2GB RAM ve 32GB / 64GB depolama seçeneklerine sahip olan telefon, diğer HTC’ler gibi Beats Audio ses sitemine sahipti. Bu telefonla tekrar kendini hatırlatan şirket, en büyük rakiplerinden birini de yakalamıştı. Aynı yıl tanıtılan Galaxy S4 ile HTC One neredeyse aynı performansı veriyordu. Ancak bu durum satış rakamlarına yansımadı.

Her şeye rağmen Samsung fark attı

Performans ve özellik açısından Samsung’un amiraliyle kafa kafaya yarışan, malzeme kalitesi açısındansa rakipsiz olan HTC One, satış rakamlarıyla Galaxy S4’ün yanından dahi geçemedi. Galaxy S4, telefondan tam 7 kat daha fazla satıldı. Ancak HTC önemli bir başarıyı kendi açısından elde etmişti.

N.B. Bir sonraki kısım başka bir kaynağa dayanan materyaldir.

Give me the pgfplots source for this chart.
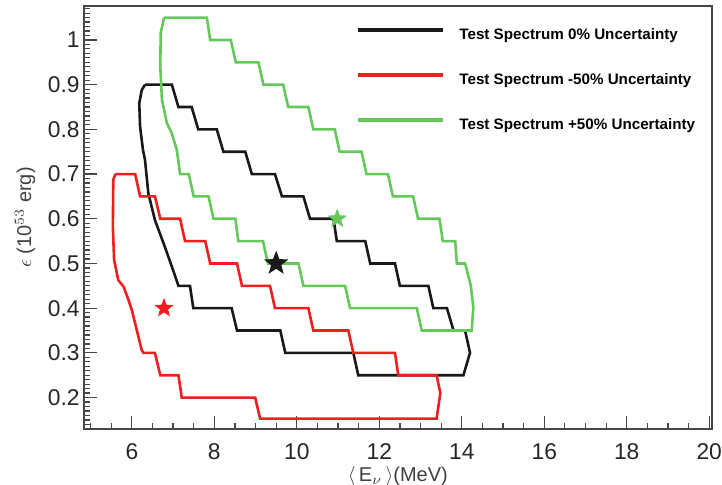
\documentclass[border=0pt]{standalone}
\usepackage{fontspec}
\setmainfont{Liberation Sans}
\usepackage{pgfplots}
\pgfplotsset{compat=1.18}
\definecolor{cblack}{RGB}{25,25,25}
\definecolor{cred}{RGB}{240,30,30}
\definecolor{cgreen}{RGB}{100,200,90}
\definecolor{frame}{RGB}{70,70,70}
\pgfdeclareplotmark{fstar}{%
  \pgfpathmoveto{\pgfpointpolar{90}{\pgfplotmarksize}}%
  \pgfpathlineto{\pgfpointpolar{126}{0.42\pgfplotmarksize}}%
  \pgfpathlineto{\pgfpointpolar{162}{\pgfplotmarksize}}%
  \pgfpathlineto{\pgfpointpolar{198}{0.42\pgfplotmarksize}}%
  \pgfpathlineto{\pgfpointpolar{234}{\pgfplotmarksize}}%
  \pgfpathlineto{\pgfpointpolar{270}{0.42\pgfplotmarksize}}%
  \pgfpathlineto{\pgfpointpolar{306}{\pgfplotmarksize}}%
  \pgfpathlineto{\pgfpointpolar{342}{0.42\pgfplotmarksize}}%
  \pgfpathlineto{\pgfpointpolar{18}{\pgfplotmarksize}}%
  \pgfpathlineto{\pgfpointpolar{54}{0.42\pgfplotmarksize}}%
  \pgfpathclose
  \pgfusepathqfillstroke}
\begin{document}
\begin{tikzpicture}
\begin{axis}[
  at={(0,0)}, anchor=south west,
  scale only axis, width=313.85pt, height=211.65pt,
  xmin=4.84, xmax=20.06, ymin=0.129, ymax=1.076,
  xtick={6,8,10,12,14,16,18,20},
  minor xtick={5,5.5,6,6.5,7,7.5,8,8.5,9,9.5,10,10.5,11,11.5,12,12.5,13,13.5,14,14.5,15,15.5,16,16.5,17,17.5,18,18.5,19,19.5,20},
  ytick={0.2,0.3,0.4,0.5,0.6,0.7,0.8,0.9,1},
  minor ytick={0.13,0.14,0.15,0.16,0.17,0.18,0.19,0.21,0.22,0.23,0.24,0.25,0.26,0.27,0.28,0.29,0.31,0.32,0.33,0.34,0.35,0.36,0.37,0.38,0.39,0.41,0.42,0.43,0.44,0.45,0.46,0.47,0.48,0.49,0.51,0.52,0.53,0.54,0.55,0.56,0.57,0.58,0.59,0.61,0.62,0.63,0.64,0.65,0.66,0.67,0.68,0.69,0.71,0.72,0.73,0.74,0.75,0.76,0.77,0.78,0.79,0.81,0.82,0.83,0.84,0.85,0.86,0.87,0.88,0.89,0.91,0.92,0.93,0.94,0.95,0.96,0.97,0.98,0.99,1.01,1.02,1.03,1.04,1.05,1.06,1.07},
  xtick pos=bottom, ytick pos=left,
  tick align=inside,
  major tick length=6.5pt, minor tick length=3pt,
  tick style={frame, line width=0.6pt},
  axis line style={frame, line width=0.8pt},
  /pgf/number format/assume math mode=true,
  ticklabel style={font=\fontsize{11.4}{12}\selectfont, text=black!85},
  xticklabel style={yshift=-3.5pt},
  yticklabel style={xshift=1.3pt},
  xlabel={$\langle\,$E$_{\nu}\,\rangle$(MeV)},
  ylabel={$\epsilon$ (10$^{53}$ erg)},
  label style={font=\fontsize{10}{12}\selectfont, text=black!75},
  xlabel style={at={(axis description cs:0.5,-0.112)}, anchor=center},
  ylabel style={at={(axis description cs:-0.094,0.5)}, anchor=center},
  legend style={at={(axis description cs:0.433,0.957)}, anchor=north west,
    draw=none, fill=none, inner sep=0pt, row sep=11.5pt,
    nodes={inner sep=2pt},
    font=\fontsize{7.6}{9}\selectfont\bfseries,
    /tikz/every odd column/.append style={column sep=5.5pt}},
  legend cell align=left,
  legend image code/.code={\draw[#1, line width=1.6pt] (0pt,2.8pt) -- (42.5pt,2.8pt);},
]
\addplot[cblack, line width=1.3pt] coordinates {
(6.32,0.90) (6.97,0.90) (7.13,0.85) (7.45,0.85) (7.61,0.80) (8.06,0.80)
(8.22,0.75) (8.75,0.75) (8.91,0.70) (9.47,0.70) (9.64,0.65) (10.16,0.65)
(10.32,0.60) (10.89,0.60) (10.97,0.55) (11.66,0.55) (11.78,0.50) (12.38,0.50)
(12.50,0.45) (13.19,0.45) (13.31,0.40) (13.64,0.40) (13.80,0.35) (14.08,0.35)
(14.20,0.30) (14.04,0.25) (11.49,0.25) (11.37,0.30) (9.72,0.30) (9.60,0.35)
(8.55,0.35) (8.42,0.40) (7.49,0.40) (7.41,0.45) (7.13,0.45) (6.97,0.493)
(6.77,0.545) (6.56,0.597) (6.40,0.657) (6.32,0.731) (6.27,0.754) (6.20,0.806)
(6.18,0.858) (6.24,0.888) (6.32,0.90)
};
\addlegendentry{Test Spectrum 0\% Uncertainty}
\addplot[cred, line width=1.3pt] coordinates {
(5.60,0.70) (6.08,0.70) (6.20,0.65) (6.56,0.65) (6.69,0.60) (7.17,0.60)
(7.29,0.55) (7.78,0.55) (7.90,0.50) (8.55,0.50) (8.67,0.45) (9.35,0.45)
(9.47,0.40) (10.28,0.40) (10.40,0.35) (11.25,0.35) (11.37,0.30) (12.38,0.30)
(12.46,0.25) (13.39,0.25) (13.48,0.21) (13.39,0.153) (9.11,0.153) (8.99,0.20)
(7.21,0.20) (7.13,0.25) (6.69,0.25) (6.56,0.30) (6.28,0.30) (6.24,0.306)
(6.12,0.351) (6.00,0.396) (5.92,0.418) (5.80,0.448) (5.67,0.463) (5.57,0.508)
(5.54,0.582) (5.55,0.687) (5.60,0.70)
};
\addlegendentry{Test Spectrum -50\% Uncertainty}
\addplot[cgreen, line width=1.3pt] coordinates {
(6.78,1.05) (7.82,1.05) (7.90,1.00) (8.40,1.00) (8.52,0.95) (9.07,0.95)
(9.19,0.90) (9.67,0.90) (9.79,0.85) (10.28,0.85) (10.40,0.80) (10.92,0.80)
(11.04,0.75) (11.57,0.75) (11.69,0.70) (12.21,0.70) (12.33,0.65) (12.82,0.65)
(12.94,0.60) (13.46,0.60) (13.54,0.55) (13.84,0.55) (13.88,0.50) (14.08,0.50)
(14.22,0.45) (14.28,0.40) (14.24,0.35) (13.03,0.35) (12.91,0.40) (11.29,0.40)
(11.17,0.45) (10.16,0.45) (10.04,0.50) (9.30,0.50) (9.18,0.55) (8.58,0.55)
(8.51,0.60) (7.98,0.60) (7.86,0.65) (7.50,0.65) (7.38,0.70) (7.17,0.70)
(7.09,0.754) (6.97,0.791) (6.85,0.814) (6.73,0.866) (6.69,0.94) (6.70,1.015)
(6.78,1.05)
};
\addlegendentry{Test Spectrum +50\% Uncertainty}
\addplot[only marks, mark=fstar, mark size=5.8pt, cblack, forget plot] coordinates {(9.50,0.50)};
\addplot[only marks, mark=fstar, mark size=4.5pt, cred, forget plot] coordinates {(6.78,0.40)};
\addplot[only marks, mark=fstar, mark size=4.5pt, cgreen, forget plot] coordinates {(10.98,0.60)};
\end{axis}
\pgfresetboundingbox
\useasboundingbox (-42pt,-27.85pt) rectangle (319pt,214.65pt);
\end{tikzpicture}
\end{document}
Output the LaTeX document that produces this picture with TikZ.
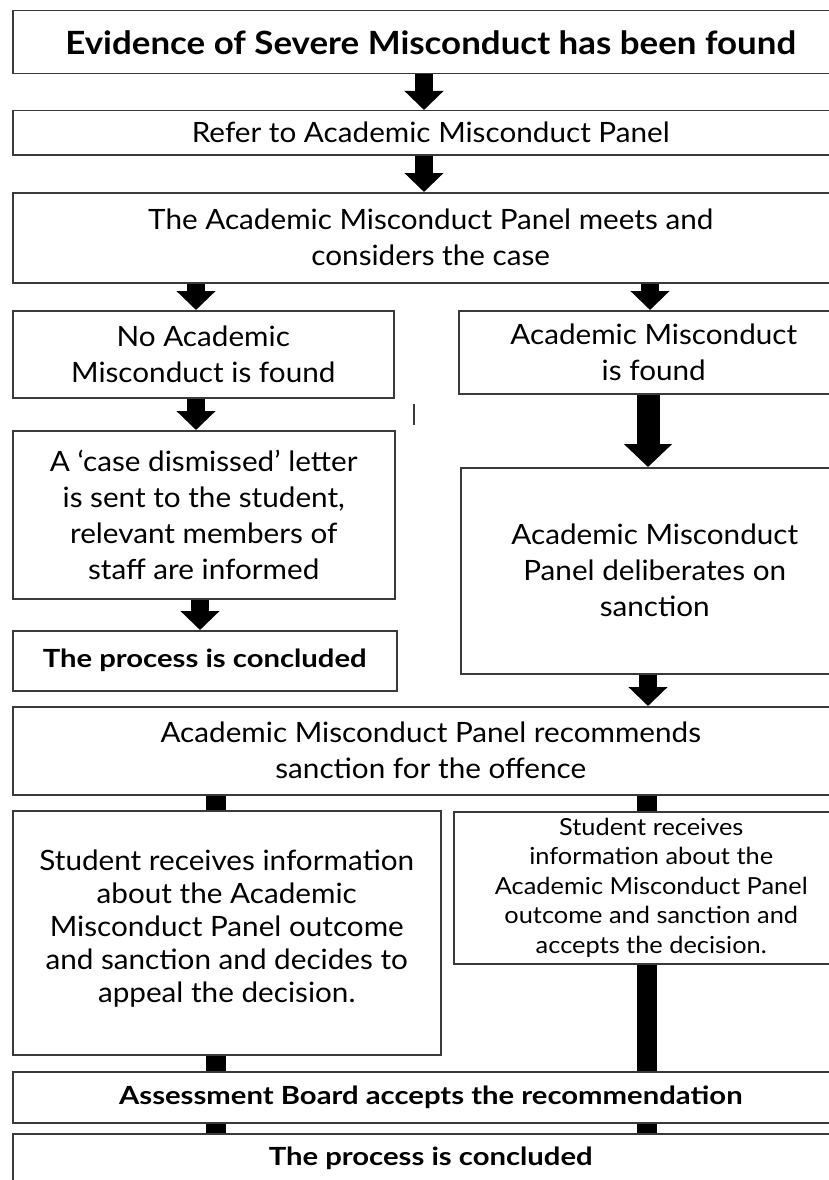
\documentclass[tikz,border=0pt]{standalone}
\usepackage{fontspec}
\setmainfont{Lato}
\usetikzlibrary{arrows.meta}
\definecolor{boxgray}{HTML}{3A3A3A}
\begin{document}
\begin{tikzpicture}[x=1pt,y=-1pt,
  box/.style={draw=boxgray, line width=1.5pt, fill=white, align=center, inner sep=0pt, anchor=north west, text=black},
  reg/.style={font=\fontsize{28}{36}\selectfont\addfontfeature{FakeStretch=1.06}},
  regs/.style={font=\fontsize{28}{33}\selectfont\addfontfeature{FakeStretch=1.06}},
  small/.style={font=\fontsize{23.5}{29.5}\selectfont\addfontfeature{FakeStretch=1.08}},
  bigbold/.style={font=\fontsize{32}{38}\selectfont\bfseries\addfontfeature{FakeStretch=1.09}},
  bold/.style={font=\fontsize{25}{30}\selectfont\bfseries\addfontfeature{FakeStretch=1.17}},
  arr/.style={draw=black, line width=18pt, -{Triangle[width=38pt,length=19pt]}},
  bigarr/.style={draw=black, line width=23pt, -{Triangle[width=47pt,length=23pt]}},
  bar/.style={draw=black, line width=20pt}
]
\clip (0,0) rectangle (829,1180);
\fill[white] (0,0) rectangle (829,1180);

\node[box, bigbold, minimum width=836pt, minimum height=63pt] (b1) at (12,10) {Evidence of Severe Misconduct has been found};
\node[box, reg, minimum width=836pt, minimum height=44pt] (b2) at (12,110) {Refer to Academic Misconduct Panel};
\node[box, reg, minimum width=836pt, minimum height=90pt] (b3) at (12,192) {The Academic Misconduct Panel meets and\\considers the case};
\node[box, reg, minimum width=381pt, minimum height=87pt] (b4l) at (12,310) {No Academic\\Misconduct is found};
\node[box, reg, minimum width=390pt, minimum height=83pt] (b4r) at (458,310) {Academic Misconduct\\is found};
\node[box, reg, minimum width=382pt, minimum height=168pt] (b5l) at (12,430) {A ‘case dismissed’ letter\\is sent to the student,\\relevant members of\\staff are informed};
\node[box, reg, minimum width=388pt, minimum height=206pt] (b5r) at (460,467) {Academic Misconduct\\Panel deliberates on\\sanction};
\node[box, bold, minimum width=384pt, minimum height=60pt] (b6l) at (12,630) {The process is concluded};
\node[box, reg, minimum width=836pt, minimum height=88pt] (b7) at (12,706) {Academic Misconduct Panel recommends\\sanction for the offence};
\node[box, regs, minimum width=428pt, minimum height=244pt] (b8l) at (12,810) {Student receives information\\about the Academic\\Misconduct Panel outcome\\and sanction and decides to\\appeal the decision.\\[-20pt]};
\node[box, small, minimum width=395pt, minimum height=152pt] (b8r) at (453,811) {Student receives\\information about the\\Academic Misconduct Panel\\outcome and sanction and\\accepts the decision.};
\node[box, bold, minimum width=836pt, minimum height=51pt] (b9) at (12,1071) {Assessment Board accepts the recommendation};
\node[box, bold, minimum width=836pt, minimum height=50pt] (b10) at (12,1133) {The process is concluded};

\coordinate (xa) at (424,0);
\coordinate (xl1) at (196,0);
\coordinate (xl3) at (200,0);
\coordinate (xr1) at (650,0);
\coordinate (xr2) at (648,0);
\coordinate (xbl) at (216,0);
\coordinate (xbr) at (647,0);

\draw[arr] (b1.south -| xa) -- (b2.north -| xa);
\draw[arr] (b2.south -| xa) -- (b3.north -| xa);
\draw[arr] (b3.south -| xl1) -- (b4l.north -| xl1);
\draw[arr] (b3.south -| xr1) -- (b4r.north -| xr1);
\draw[arr] (b4l.south -| xl1) -- (b5l.north -| xl1);
\draw[bigarr] (b4r.south -| xr2) -- (b5r.north -| xr2);
\draw[arr] (b5l.south -| xl3) -- (b6l.north -| xl3);
\draw[arr] (b5r.south -| xr2) -- (b7.north -| xr2);
\draw[bar] (b7.south -| xbl) -- (b8l.north -| xbl);
\draw[bar] (b7.south -| xbr) -- (b8r.north -| xbr);
\draw[bar] (b8l.south -| xbl) -- (b9.north -| xbl);
\draw[bar] (b8r.south -| xbr) -- (b9.north -| xbr);
\draw[bar] (b9.south -| xbl) -- (b10.north -| xbl);
\draw[bar] (b9.south -| xbr) -- (b10.north -| xbr);

\draw[boxgray, line width=1.5pt] (414,404) -- (414,425);
\end{tikzpicture}
\end{document}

HTC’nin One modeli şirketin o döneme kadar en çok satılan akıllı telefonu oldu. Cihaz, yaklaşık üç aylık süreçte 4 milyon adetten fazla satıldı. Sonrasında tanıtılan HTC’ler yalnızca üst segmente değil, alt segmente de hitap etmeye başladı.

Çift arka kameralı ilk telefon: HTC One M8

Yine bir ilk ile 2014 yılına adım atan HTC, One M8 modelini Mart ayında karşımıza çıkardı. Tanıtılan telefon, dünyanın ilk çift arka kameralı akıllı telefonuydu. 5.0 inç FHD çözünürlükte Super LCD3 ekranlı One M8, metal kasa geleneği de sürdürdü. Isınma sorunuyla baş ağrıtan Snapdragon 801 bu telefonda yer alıyordu.

2014 yılını orta segment modellerle geçiren üretici, toplam 29 akıllı telefon tanıttı. One M8’in Windows Phone’lu versiyonu yine yıl içerisinde kullanıcıya sunulurken; Desire 620, Desire 820 ve Desire Eye modelleri yıl içerisinde resmiyet kazandı.

Tüm bunlara rağmen güç kaybetmeye devam eden HTC, marka değerini koruyamayarak büyük yara aldı. Şirketin One M9’a giden süreçte pazar değeri yarı yarıya düştü. Bu süreçte hız kazanan Çinliler pazarı domine etmeye başlamıştı. Huawei ve Xiaomi’nin yükselişi karşısında bir şey yapamayan üretici, aynı azimle üst seviye telefonları standart tasarım çizgisiyle pazara kazandırıyordu.

“Ne yaparsam olmuyor, olmuyor eskisi gibi…”

İnsanlar yüksek fiyatlı ve aynı gözüken HTC telefonlarından sıkılmıştı. 2012’de yaşanan politika değişikliği de HTC’nin hayran kitlesini daraltmıştı. Bu sebepten ötürü şirket ne kadar kaliteli telefon üretirse üretsin kimse cihazlarla ilgilenmiyordu. Sürecin sonunda fiyat düşürmeyen ve yeniliklere ayak uyduramayan HTC, pazar payını büyük oranda kaybetti.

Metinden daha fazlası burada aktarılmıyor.